MATERIAL FOR THE TASK
- - -

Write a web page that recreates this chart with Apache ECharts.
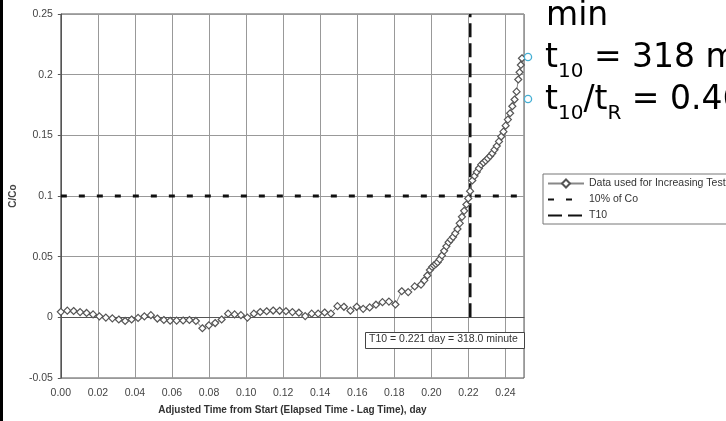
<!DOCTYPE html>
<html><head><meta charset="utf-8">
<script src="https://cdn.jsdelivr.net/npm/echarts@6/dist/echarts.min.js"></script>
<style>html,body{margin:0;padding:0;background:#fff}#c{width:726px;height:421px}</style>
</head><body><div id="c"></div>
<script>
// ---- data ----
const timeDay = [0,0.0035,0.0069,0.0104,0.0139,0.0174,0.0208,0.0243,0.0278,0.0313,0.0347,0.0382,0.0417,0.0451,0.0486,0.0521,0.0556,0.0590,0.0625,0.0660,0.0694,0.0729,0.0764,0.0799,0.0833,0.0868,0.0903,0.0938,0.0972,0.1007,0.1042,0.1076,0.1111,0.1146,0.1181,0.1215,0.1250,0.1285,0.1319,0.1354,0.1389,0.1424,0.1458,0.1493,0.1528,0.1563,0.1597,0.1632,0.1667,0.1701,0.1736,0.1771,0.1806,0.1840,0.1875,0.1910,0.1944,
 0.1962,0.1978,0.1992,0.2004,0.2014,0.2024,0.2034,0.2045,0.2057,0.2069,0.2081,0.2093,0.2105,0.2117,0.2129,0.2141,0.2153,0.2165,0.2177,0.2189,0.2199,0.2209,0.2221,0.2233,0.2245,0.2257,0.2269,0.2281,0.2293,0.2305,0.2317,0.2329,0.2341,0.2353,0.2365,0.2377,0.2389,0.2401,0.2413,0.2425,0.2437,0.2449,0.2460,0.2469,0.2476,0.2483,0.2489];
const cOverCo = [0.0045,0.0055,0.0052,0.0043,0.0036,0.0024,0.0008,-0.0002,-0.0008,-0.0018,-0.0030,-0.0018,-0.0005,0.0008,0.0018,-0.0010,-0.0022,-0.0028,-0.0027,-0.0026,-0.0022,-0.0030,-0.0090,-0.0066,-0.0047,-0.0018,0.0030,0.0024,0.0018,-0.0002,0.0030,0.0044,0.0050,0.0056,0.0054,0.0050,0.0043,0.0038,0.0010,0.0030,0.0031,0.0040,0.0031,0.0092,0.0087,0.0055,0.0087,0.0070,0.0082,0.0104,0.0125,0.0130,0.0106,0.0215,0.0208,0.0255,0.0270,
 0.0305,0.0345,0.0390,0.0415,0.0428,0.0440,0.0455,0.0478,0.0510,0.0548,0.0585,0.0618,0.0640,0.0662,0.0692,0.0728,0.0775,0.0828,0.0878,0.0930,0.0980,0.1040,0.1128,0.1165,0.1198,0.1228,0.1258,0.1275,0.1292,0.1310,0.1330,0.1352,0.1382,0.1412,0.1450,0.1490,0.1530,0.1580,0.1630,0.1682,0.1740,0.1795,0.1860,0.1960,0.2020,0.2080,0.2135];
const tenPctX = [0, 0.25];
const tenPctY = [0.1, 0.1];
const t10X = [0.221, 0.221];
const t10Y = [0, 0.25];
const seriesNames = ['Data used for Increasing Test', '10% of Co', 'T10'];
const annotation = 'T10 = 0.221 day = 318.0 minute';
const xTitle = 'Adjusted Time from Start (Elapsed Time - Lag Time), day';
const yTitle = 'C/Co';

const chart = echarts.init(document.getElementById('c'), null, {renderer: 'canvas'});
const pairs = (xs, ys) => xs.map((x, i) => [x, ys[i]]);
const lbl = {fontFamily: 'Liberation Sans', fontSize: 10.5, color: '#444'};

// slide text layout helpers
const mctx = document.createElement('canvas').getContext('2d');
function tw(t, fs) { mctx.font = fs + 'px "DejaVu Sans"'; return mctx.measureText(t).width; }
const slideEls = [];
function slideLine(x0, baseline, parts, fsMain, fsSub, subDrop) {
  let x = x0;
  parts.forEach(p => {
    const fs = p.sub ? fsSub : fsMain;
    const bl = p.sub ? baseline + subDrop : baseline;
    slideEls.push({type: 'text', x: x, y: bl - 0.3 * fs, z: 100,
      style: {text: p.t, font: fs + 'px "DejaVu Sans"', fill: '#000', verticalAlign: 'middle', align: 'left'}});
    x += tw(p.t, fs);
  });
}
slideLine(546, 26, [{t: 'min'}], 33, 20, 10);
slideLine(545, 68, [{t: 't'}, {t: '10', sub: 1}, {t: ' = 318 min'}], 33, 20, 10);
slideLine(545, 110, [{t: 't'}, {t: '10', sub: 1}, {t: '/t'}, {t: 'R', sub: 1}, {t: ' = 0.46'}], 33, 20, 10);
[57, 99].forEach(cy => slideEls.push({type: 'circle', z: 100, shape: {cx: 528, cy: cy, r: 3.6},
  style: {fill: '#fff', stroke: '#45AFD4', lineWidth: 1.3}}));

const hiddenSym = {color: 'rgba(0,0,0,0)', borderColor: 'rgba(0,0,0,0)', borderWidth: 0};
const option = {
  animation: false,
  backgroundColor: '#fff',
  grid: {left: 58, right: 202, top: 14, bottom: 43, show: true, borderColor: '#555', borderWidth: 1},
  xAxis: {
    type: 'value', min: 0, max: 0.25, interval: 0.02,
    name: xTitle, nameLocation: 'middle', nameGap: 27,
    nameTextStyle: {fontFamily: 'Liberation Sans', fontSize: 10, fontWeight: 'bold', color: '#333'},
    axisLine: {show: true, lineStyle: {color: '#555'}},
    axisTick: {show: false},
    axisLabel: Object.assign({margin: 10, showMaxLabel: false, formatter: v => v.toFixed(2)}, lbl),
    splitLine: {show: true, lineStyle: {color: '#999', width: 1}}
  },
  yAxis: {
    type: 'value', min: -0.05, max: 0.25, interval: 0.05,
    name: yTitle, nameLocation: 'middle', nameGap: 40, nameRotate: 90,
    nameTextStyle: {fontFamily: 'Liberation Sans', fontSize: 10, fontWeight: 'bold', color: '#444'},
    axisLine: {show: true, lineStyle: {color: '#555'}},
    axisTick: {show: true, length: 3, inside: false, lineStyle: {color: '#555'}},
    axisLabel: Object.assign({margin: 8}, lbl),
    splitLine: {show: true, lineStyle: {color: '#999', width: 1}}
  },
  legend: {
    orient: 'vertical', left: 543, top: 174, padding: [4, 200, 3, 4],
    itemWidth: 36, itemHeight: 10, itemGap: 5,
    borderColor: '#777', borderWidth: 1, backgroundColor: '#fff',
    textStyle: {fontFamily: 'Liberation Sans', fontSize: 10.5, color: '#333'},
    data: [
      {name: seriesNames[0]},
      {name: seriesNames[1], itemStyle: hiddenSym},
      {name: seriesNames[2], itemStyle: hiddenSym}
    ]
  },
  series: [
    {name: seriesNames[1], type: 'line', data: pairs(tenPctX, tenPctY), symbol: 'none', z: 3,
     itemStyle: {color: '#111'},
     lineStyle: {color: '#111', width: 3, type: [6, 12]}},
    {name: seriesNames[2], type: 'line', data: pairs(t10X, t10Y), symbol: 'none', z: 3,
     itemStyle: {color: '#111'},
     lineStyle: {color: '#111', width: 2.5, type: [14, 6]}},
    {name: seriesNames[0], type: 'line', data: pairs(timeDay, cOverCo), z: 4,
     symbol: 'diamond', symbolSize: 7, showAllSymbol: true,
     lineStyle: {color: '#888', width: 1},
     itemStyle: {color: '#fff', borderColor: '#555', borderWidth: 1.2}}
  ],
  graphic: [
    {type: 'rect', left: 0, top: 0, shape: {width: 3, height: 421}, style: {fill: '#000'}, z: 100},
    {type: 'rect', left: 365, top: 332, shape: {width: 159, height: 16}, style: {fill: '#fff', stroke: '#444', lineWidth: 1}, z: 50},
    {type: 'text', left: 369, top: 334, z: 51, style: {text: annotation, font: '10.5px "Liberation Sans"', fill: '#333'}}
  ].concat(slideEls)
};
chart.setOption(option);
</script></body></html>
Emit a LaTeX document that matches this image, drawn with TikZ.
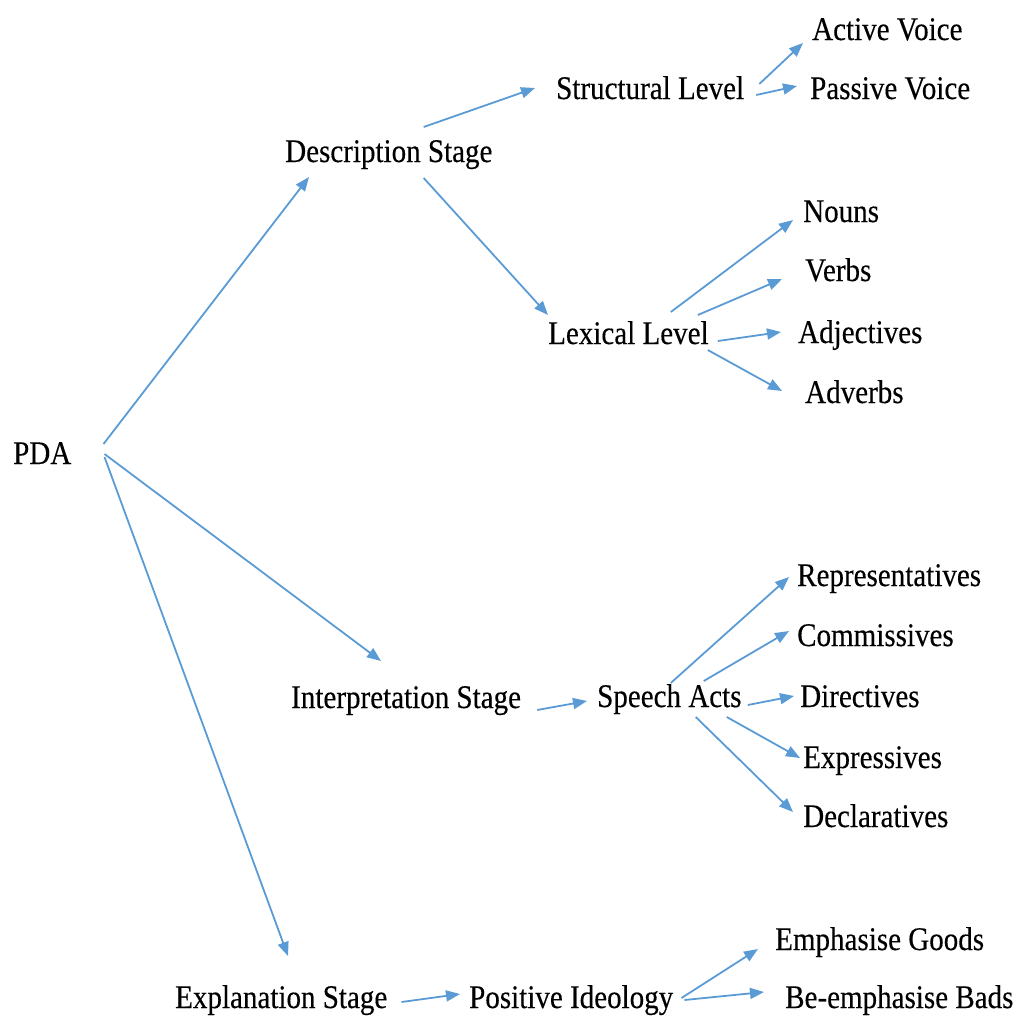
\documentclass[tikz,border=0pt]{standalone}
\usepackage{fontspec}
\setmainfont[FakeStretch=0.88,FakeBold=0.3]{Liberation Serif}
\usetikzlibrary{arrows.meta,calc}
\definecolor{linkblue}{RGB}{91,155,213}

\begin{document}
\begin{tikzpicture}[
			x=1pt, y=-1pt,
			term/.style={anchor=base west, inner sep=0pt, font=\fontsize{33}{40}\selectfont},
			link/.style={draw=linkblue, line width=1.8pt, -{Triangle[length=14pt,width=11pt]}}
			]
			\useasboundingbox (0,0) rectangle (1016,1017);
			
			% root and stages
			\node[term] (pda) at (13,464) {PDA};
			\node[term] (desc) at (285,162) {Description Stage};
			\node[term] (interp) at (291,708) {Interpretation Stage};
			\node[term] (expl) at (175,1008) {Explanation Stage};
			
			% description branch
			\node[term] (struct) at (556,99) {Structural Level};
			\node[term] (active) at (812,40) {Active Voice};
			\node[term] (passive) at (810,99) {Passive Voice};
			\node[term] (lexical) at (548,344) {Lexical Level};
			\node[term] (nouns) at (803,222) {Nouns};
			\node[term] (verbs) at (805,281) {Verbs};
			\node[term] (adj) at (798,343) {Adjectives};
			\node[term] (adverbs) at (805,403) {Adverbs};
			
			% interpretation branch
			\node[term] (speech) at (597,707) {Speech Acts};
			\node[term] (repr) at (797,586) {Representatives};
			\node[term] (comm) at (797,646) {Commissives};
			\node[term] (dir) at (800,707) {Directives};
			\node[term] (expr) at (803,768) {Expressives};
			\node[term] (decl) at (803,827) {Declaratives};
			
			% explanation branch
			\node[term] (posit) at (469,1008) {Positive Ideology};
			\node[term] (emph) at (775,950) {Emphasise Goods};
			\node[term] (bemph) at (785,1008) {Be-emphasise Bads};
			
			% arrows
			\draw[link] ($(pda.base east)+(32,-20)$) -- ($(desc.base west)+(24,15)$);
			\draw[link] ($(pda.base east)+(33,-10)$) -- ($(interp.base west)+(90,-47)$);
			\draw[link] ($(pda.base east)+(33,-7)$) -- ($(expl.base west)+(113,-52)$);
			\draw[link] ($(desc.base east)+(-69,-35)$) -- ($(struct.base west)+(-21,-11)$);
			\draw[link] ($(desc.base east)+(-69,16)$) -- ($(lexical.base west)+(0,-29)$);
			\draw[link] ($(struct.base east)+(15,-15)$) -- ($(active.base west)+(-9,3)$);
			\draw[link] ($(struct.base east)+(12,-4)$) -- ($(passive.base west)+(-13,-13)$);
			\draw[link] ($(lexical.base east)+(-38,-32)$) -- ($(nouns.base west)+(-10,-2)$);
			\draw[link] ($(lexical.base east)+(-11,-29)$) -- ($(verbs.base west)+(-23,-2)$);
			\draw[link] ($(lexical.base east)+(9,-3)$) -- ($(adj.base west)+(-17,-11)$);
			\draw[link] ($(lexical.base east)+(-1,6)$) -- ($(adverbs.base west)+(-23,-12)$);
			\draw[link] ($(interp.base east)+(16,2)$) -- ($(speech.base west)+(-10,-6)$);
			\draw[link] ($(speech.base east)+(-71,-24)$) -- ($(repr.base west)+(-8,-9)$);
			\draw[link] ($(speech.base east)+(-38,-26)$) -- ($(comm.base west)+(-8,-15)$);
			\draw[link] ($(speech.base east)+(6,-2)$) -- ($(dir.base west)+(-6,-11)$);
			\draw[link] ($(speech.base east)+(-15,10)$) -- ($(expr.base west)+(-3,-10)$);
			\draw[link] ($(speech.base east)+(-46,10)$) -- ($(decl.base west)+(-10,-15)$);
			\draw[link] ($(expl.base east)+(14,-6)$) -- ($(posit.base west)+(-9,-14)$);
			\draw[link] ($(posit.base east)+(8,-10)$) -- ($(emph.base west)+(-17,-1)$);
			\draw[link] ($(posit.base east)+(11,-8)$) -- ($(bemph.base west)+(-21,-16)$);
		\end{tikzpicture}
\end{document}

- - -

Copy nothing but the lines from the first one in the listing through the line with "const yTitle = 'C/Co';", and omit the pictures.

Write a web page that recreates this chart with Apache ECharts.
<!DOCTYPE html>
<html><head><meta charset="utf-8">
<script src="https://cdn.jsdelivr.net/npm/echarts@6/dist/echarts.min.js"></script>
<style>html,body{margin:0;padding:0;background:#fff}#c{width:726px;height:421px}</style>
</head><body><div id="c"></div>
<script>
// ---- data ----
const timeDay = [0,0.0035,0.0069,0.0104,0.0139,0.0174,0.0208,0.0243,0.0278,0.0313,0.0347,0.0382,0.0417,0.0451,0.0486,0.0521,0.0556,0.0590,0.0625,0.0660,0.0694,0.0729,0.0764,0.0799,0.0833,0.0868,0.0903,0.0938,0.0972,0.1007,0.1042,0.1076,0.1111,0.1146,0.1181,0.1215,0.1250,0.1285,0.1319,0.1354,0.1389,0.1424,0.1458,0.1493,0.1528,0.1563,0.1597,0.1632,0.1667,0.1701,0.1736,0.1771,0.1806,0.1840,0.1875,0.1910,0.1944,
 0.1962,0.1978,0.1992,0.2004,0.2014,0.2024,0.2034,0.2045,0.2057,0.2069,0.2081,0.2093,0.2105,0.2117,0.2129,0.2141,0.2153,0.2165,0.2177,0.2189,0.2199,0.2209,0.2221,0.2233,0.2245,0.2257,0.2269,0.2281,0.2293,0.2305,0.2317,0.2329,0.2341,0.2353,0.2365,0.2377,0.2389,0.2401,0.2413,0.2425,0.2437,0.2449,0.2460,0.2469,0.2476,0.2483,0.2489];
const cOverCo = [0.0045,0.0055,0.0052,0.0043,0.0036,0.0024,0.0008,-0.0002,-0.0008,-0.0018,-0.0030,-0.0018,-0.0005,0.0008,0.0018,-0.0010,-0.0022,-0.0028,-0.0027,-0.0026,-0.0022,-0.0030,-0.0090,-0.0066,-0.0047,-0.0018,0.0030,0.0024,0.0018,-0.0002,0.0030,0.0044,0.0050,0.0056,0.0054,0.0050,0.0043,0.0038,0.0010,0.0030,0.0031,0.0040,0.0031,0.0092,0.0087,0.0055,0.0087,0.0070,0.0082,0.0104,0.0125,0.0130,0.0106,0.0215,0.0208,0.0255,0.0270,
 0.0305,0.0345,0.0390,0.0415,0.0428,0.0440,0.0455,0.0478,0.0510,0.0548,0.0585,0.0618,0.0640,0.0662,0.0692,0.0728,0.0775,0.0828,0.0878,0.0930,0.0980,0.1040,0.1128,0.1165,0.1198,0.1228,0.1258,0.1275,0.1292,0.1310,0.1330,0.1352,0.1382,0.1412,0.1450,0.1490,0.1530,0.1580,0.1630,0.1682,0.1740,0.1795,0.1860,0.1960,0.2020,0.2080,0.2135];
const tenPctX = [0, 0.25];
const tenPctY = [0.1, 0.1];
const t10X = [0.221, 0.221];
const t10Y = [0, 0.25];
const seriesNames = ['Data used for Increasing Test', '10% of Co', 'T10'];
const annotation = 'T10 = 0.221 day = 318.0 minute';
const xTitle = 'Adjusted Time from Start (Elapsed Time - Lag Time), day';
const yTitle = 'C/Co';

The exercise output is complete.